It’s because of days like today that I started this blog.
I’ve been so tired for the last week or so, and that’s been causing my mood to plummet. The weather hasn’t helped. It’s so cold that I just want to hibernate.
I’ve fallen behind with my lesson plans and evaluations. My tutor’s coming in on Friday. I wasn’t worried about this. Now I am. He expects to see all of my documentation up to date. Which is just about doable. Maybe.
I’ve just had some pretty shitty lessons. Year 13s telling me that they’re not in the mood to work and that I’ve given them too much homework. Some of them who haven’t even done last weeks homework! They had 20 minutes at the end of the lesson. Nobody got past the second question. It was literally reading a number from a formula.

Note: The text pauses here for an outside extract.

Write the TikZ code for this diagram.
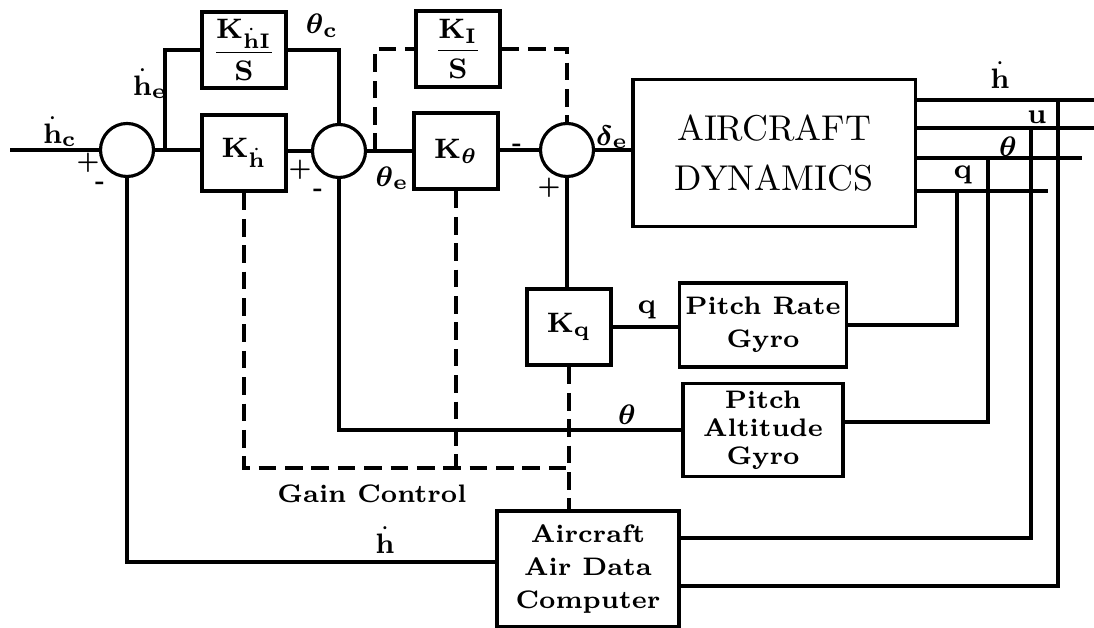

Year 9 was even worse. They wouldn’t listen or settle. I’m typing this us whilst waiting for them all to appear and repay me my 11 minutes of wasted time. I also collected their homework in and planned to mark it now. Only 7 of them had done it. Seven! The rest hadn’t even finished off the scattergraph I’d got them to start in class, a 5 minute task.
I’m wondering why I want to do this. There are so many other jobs I could have gone into. There must still be stuff I can do. I just can’t imagine doing anything other than this.
I hate feeling like this, because I know that when it goes well, I really enjoy teaching. It’s just, not going well. And that’s hard to deal with.
At the minute, I really want a cuddle and a sympathetic ear. I’ve got a long wait for either.